Women making strides in oral and maxillofacial surgery

In the specialty of oral and maxillofacial surgery, Elaine Stuebner, DDS, is a pioneer in almost the same sense as the women who helped drive wagon trains across a brave, new world.

Oral and maxillofacial surgeons are dental specialists who treat conditions, defects, injuries and aesthetic aspects of the jaws, face, mouth and teeth. OMSs care for patients with problem wisdom teeth, facial pain and misaligned jaws. They replace lost teeth with dental implants, remove cancerous tumors, rebuild faces injured by trauma, perform cosmetic surgery and provide safe and effective anesthesia.

A Chicago OMS for more than 40 years, Stuebner encountered resistance when she began her training shortly after World War II. "In dental school I was told, 'You're taking a space from a veteran,'" she recalls. "I was told that it's a man's profession and no one would trust me."

Such comments were "just enough to aggravate me but not discourage me. I resolved to enter the field," says Stuebner, a member of the American Association of Oral and Maxillofacial Surgeons.

Stuebner estimates that less than 1% of the students were women during her days in dental school. Actually, the proportion may have been higher. An article in a 2001 issue of The Compendium of Continuing Education in Dentistry indicated that in the 1920s, about 3% of dentists were women. By 1999, according to the American Dental Association, 15% of dentists were women.

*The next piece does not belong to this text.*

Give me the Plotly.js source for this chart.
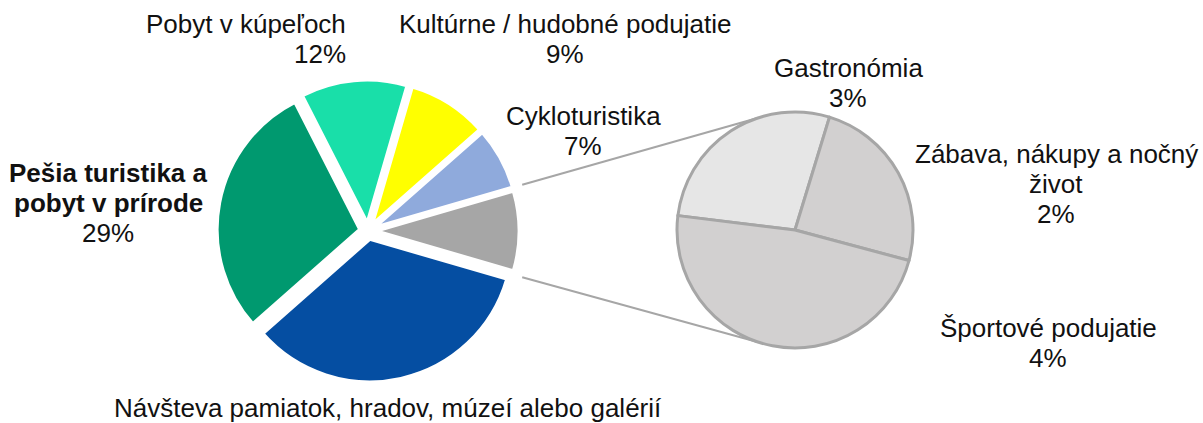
<!DOCTYPE html>
<html>
<head>
<meta charset="utf-8">
<script src="https://cdn.plot.ly/plotly-3.0.1.min.js"></script>
<style>
  html, body { margin: 0; padding: 0; background: #ffffff; }
  #chart { width: 1203px; height: 423px; }
</style>
</head>
<body>
<div id="chart"></div>
<script>
// ---- DATA ----
const categories = [
  "Návšteva pamiatok, hradov, múzeí alebo galérií",
  "Pešia turistika a pobyt v prírode",
  "Pobyt v kúpeľoch",
  "Kultúrne / hudobné podujatie",
  "Cykloturistika",
  "Ostatné"
];
const shares = [34, 29, 12, 9, 7, 9];           // % of all respondents
const otherCategories = [
  "Gastronómia",
  "Zábava, nákupy a nočný život",
  "Športové podujatie"
];
const otherShares = [2.5, 2.2, 4.3];              // split of the "Ostatné" slice (%)

// label line breaks as printed on the chart
const mainLabelLines = [
  ["Návšteva pamiatok, hradov, múzeí alebo galérií"],
  ["Pešia turistika a", "pobyt v prírode"],
  ["Pobyt v kúpeľoch"],
  ["Kultúrne / hudobné podujatie"],
  ["Cykloturistika"],
  null
];
const otherLabelLines = [
  ["Gastronómia"],
  ["Zábava, nákupy a nočný", "život"],
  ["Športové podujatie"]
];

// ---- STYLE / GEOMETRY ----
const W = 1203, H = 423;
const mainColors = ["#054EA2", "#00996F", "#19DFA9", "#FFFF00", "#8FAADC", "#A6A6A6"];
const otherColors = ["#E6E6E6", "#D2D0D0", "#D2D0D0"];
const main = { cx: 368, cy: 231, R: 151 };
const sec  = { cx: 795, cy: 230, R: 118 };
const PULL = 0.06;
const FONT = "Liberation Sans, Arial, sans-serif";
const FS = 26;
const LINE = 30;

// label placement: [x px, xanchor, first baseline px, bold lines count, showPct]
const mainLabelPos = [
  [388, "center", 417, 0, false],
  [108, "center", 182, 2, true],
  [348, "right", 33, 0, true],
  [565, "center", 33, 0, true],
  [583, "center", 125, 0, true],
  null
];
const otherLabelPos = [
  [848, "center", 77],
  [1056, "center", 163],
  [1048, "center", 337]
];

function domainOf(g) {
  return {
    x: [(g.cx - g.R) / W, (g.cx + g.R) / W],
    y: [1 - (g.cy + g.R) / H, 1 - (g.cy - g.R) / H]
  };
}

const otherIdx = categories.length - 1;
const halfOther = shares[otherIdx] / shares.reduce((a, b) => a + b, 0) * 180; // deg

const traceMain = {
  type: "pie",
  values: shares,
  labels: categories,
  sort: false,
  direction: "clockwise",
  rotation: 90 + halfOther,
  pull: shares.map(() => PULL),
  marker: { colors: mainColors, line: { color: "#ffffff", width: 3 } },
  textinfo: "none",
  hoverinfo: "label+value",
  domain: domainOf(main),
  showlegend: false
};

// first slice (Gastronómia) starts just above the left horizontal
const secStartMath = 173;
const traceOther = {
  type: "pie",
  values: otherShares,
  labels: otherCategories,
  sort: false,
  direction: "clockwise",
  rotation: 90 - secStartMath,
  marker: { colors: otherColors, line: { color: "#A6A6A6", width: 3 } },
  textinfo: "none",
  hoverinfo: "label+value",
  domain: domainOf(sec),
  showlegend: false
};

// ---- annotations ----
const annotations = [];
function addLines(lines, x, xanchor, base, boldCount) {
  lines.forEach((t, i) => {
    const yb = base + i * LINE;
    annotations.push({
      xref: "paper", yref: "paper",
      x: x / W, y: 1 - (yb - 0.36 * FS) / H,
      xanchor: xanchor, yanchor: "middle",
      text: i < boldCount ? "<b>" + t + "</b>" : t,
      showarrow: false,
      font: { family: FONT, size: FS, color: "#111111" }
    });
  });
}
categories.forEach((c, i) => {
  const pos = mainLabelPos[i];
  if (!pos) return;
  const lines = mainLabelLines[i].slice();
  if (pos[4]) lines.push(Math.round(shares[i]) + "%");
  addLines(lines, pos[0], pos[1], pos[2], pos[3]);
});
otherCategories.forEach((c, i) => {
  const pos = otherLabelPos[i];
  const lines = otherLabelLines[i].slice();
  lines.push(Math.round(otherShares[i]) + "%");
  addLines(lines, pos[0], pos[1], pos[2], 0);
});

// ---- connector lines (from the "Ostatné" slice edges to the secondary pie) ----
const shapes = [];
const startR = main.R + 10;
const endAng = 108;
[1, -1].forEach(s => {
  const a0 = s * (halfOther + 0.5) * Math.PI / 180;
  const a1 = s * endAng * Math.PI / 180;
  const x0 = main.cx + startR * Math.cos(a0), y0 = main.cy - startR * Math.sin(a0);
  const x1 = sec.cx + sec.R * Math.cos(a1), y1 = sec.cy - sec.R * Math.sin(a1);
  shapes.push({
    type: "line", xref: "paper", yref: "paper",
    x0: x0 / W, y0: 1 - y0 / H, x1: x1 / W, y1: 1 - y1 / H,
    line: { color: "#A6A6A6", width: 2 }, layer: "below"
  });
});

const layout = {
  width: W, height: H,
  margin: { l: 0, r: 0, t: 0, b: 0, pad: 0 },
  paper_bgcolor: "#ffffff",
  plot_bgcolor: "#ffffff",
  showlegend: false,
  annotations: annotations,
  shapes: shapes,
  font: { family: FONT }
};

Plotly.newPlot("chart", [traceMain, traceOther], layout, { staticPlot: true, displayModeBar: false });
</script>
</body>
</html>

An increase from 3% to 15% in nearly three-quarters of a century may not seem very impressive. But consider the shift in gender balance in the ADA's figures for "new" dentists, those who graduated from dental school in 1990 or later: in 1999, 33.5% were women.

Women do appear to be the future of dentistry. In 2000, 37% of new dental students in the United States were women. However, among women in private practice dentistry, only 0.8% are OMSs, compared with 4.2% of men.

During the past seven years, Mary Allaire, AAOMS manager of advanced education and resident affairs, estimates a 2% increase in women entering four-year OMS residency training.

"We're asking women to defeat their biological clock," says Seattle OMS Darlene Chan, DDS, in reference to the long OMS residency. When her youngest daughter was born, Chan didn't take much of a maternity leave. "While I was in the hospital, there was a walkway between my office and the hospital. I walked to my office in my robe to check messages."

When Chan attends professional meetings, she tells her male colleagues what an advantage it is to have a wife. "I don't mean a spouse," she explains. "I mean all the things a wife means -- a wife is the campfire around which everything in the family happens."